What happened

Beleaguered healthcare stock Catalent (CTLT -0.14%) took the latest in a series of drubbings on the market Tuesday. This one wasn't as bad as those of previous sessions, although that was surely cold comfort at best to the company's shareholders. Ultimately the shares closed the day more than 1% lower, while the S&P 500 index only dipped by 0.5%.

So what

Currently enduring a perfect storm of bad news, Catalent has recently been the target of a clutch of analyst price target cuts. Two more hit the specialty healthcare stock on Tuesday, with one being accompanied by a recommendation downgrade.

That came from was Bank of America, in the person of analyst Derik de Bruin. In knocking his recommendation down one peg from neutral to underperform (i.e., sell), he made a drastic cut to his price target. He now feels Catalent stock is worth $28 per share, quite some distance down from his previous level of $49.

De Bruin expressed concern about the company's latest piece of bad news, in which it divulged that the publication of its third quarter of fiscal 2023 results will be delayed, and those results will feature significantly reduced guidance.

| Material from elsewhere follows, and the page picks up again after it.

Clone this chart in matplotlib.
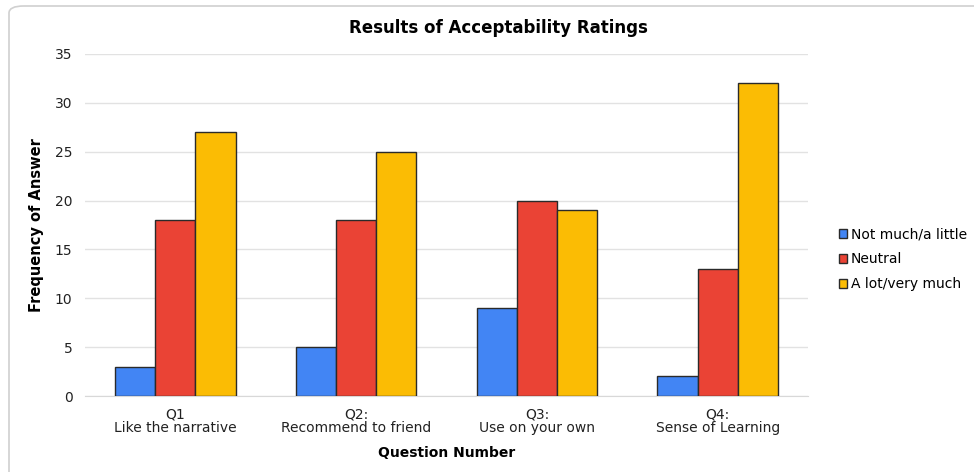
import matplotlib.pyplot as plt
import numpy as np
from matplotlib.patches import FancyBboxPatch

plt.rcParams['font.family'] = ['DejaVu Sans']

# Survey answer counts per question
questions = ["Q1\nLike the narrative", "Q2:\nRecommend to friend",
             "Q3:\nUse on your own", "Q4:\nSense of Learning"]
not_much = [3, 5, 9, 2]
neutral = [18, 18, 20, 13]
a_lot = [27, 25, 19, 32]
series_names = ["Not much/a little", "Neutral", "A lot/very much"]
colors = ["#4285F4", "#EA4335", "#FBBC04"]

fig = plt.figure(figsize=(9.74, 4.72), dpi=100)
ax = fig.add_axes([0.0873, 0.161, 0.7423, 0.7246])

# rounded frame round the whole chart
frame = FancyBboxPatch((9 / 974, -0.1), 1.2, 1.1 - 6 / 472,
                       boxstyle="round,pad=0,rounding_size=0.015",
                       transform=fig.transFigure, fill=False,
                       edgecolor="#d0d0d0", linewidth=1.2, clip_on=False)
fig.patches.append(frame)

x = np.arange(len(questions)) + 0.5
width = 0.222
for i, (vals, name, c) in enumerate(zip([not_much, neutral, a_lot], series_names, colors)):
    ax.bar(x + (i - 1) * width, vals, width, color=c, edgecolor="#2a2a2a",
           linewidth=1.0, label=name, zorder=3)

ax.set_xlim(0, 4)
ax.set_ylim(0, 35)
ax.set_yticks(range(0, 36, 5))
ax.set_xticks(x)
ax.set_xticklabels(questions, fontsize=10, color="#222222", linespacing=1.0)
ax.tick_params(axis="y", labelsize=10, colors="#222222", length=0, pad=9)
ax.tick_params(axis="x", length=0, pad=8)
ax.grid(axis="y", color="#e2e2e2", linewidth=1, zorder=0)
for s in ["top", "right", "left"]:
    ax.spines[s].set_visible(False)
ax.spines["bottom"].set_color("#d8d8d8")

ax.set_xlabel("Question Number", fontsize=10, fontweight="bold", labelpad=8)
ax.set_ylabel("Frequency of Answer", fontsize=10.5, fontweight="bold", labelpad=8)
fig.text(498 / 974, 1 - 28 / 472, "Results of Acceptability Ratings",
         ha="center", va="center", fontsize=12, fontweight="bold")

leg = ax.legend(loc="center left", bbox_to_anchor=(1.035, 0.40), frameon=False,
                fontsize=10, handlelength=0.6, handleheight=0.6,
                handletextpad=0.25, labelspacing=0.8, borderaxespad=0)

fig.savefig("out.png", dpi=100)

The prognosticator wrote of the latter that "this is a much steeper cut than what had been anticipated and raises even more questions about the nature of the productivity/operational issues that CTLT is facing."

Now what

Meanwhile, European lender Deutsche Bank's Justin Bowers continues to rate Catalent stock a buy, but he's getting less bullish, too. He lowered his price target from $72 per share to $55. Although his reasoning wasn't immediately clear, it's safe to assume he had concerns similar to those of his Bank of America peer.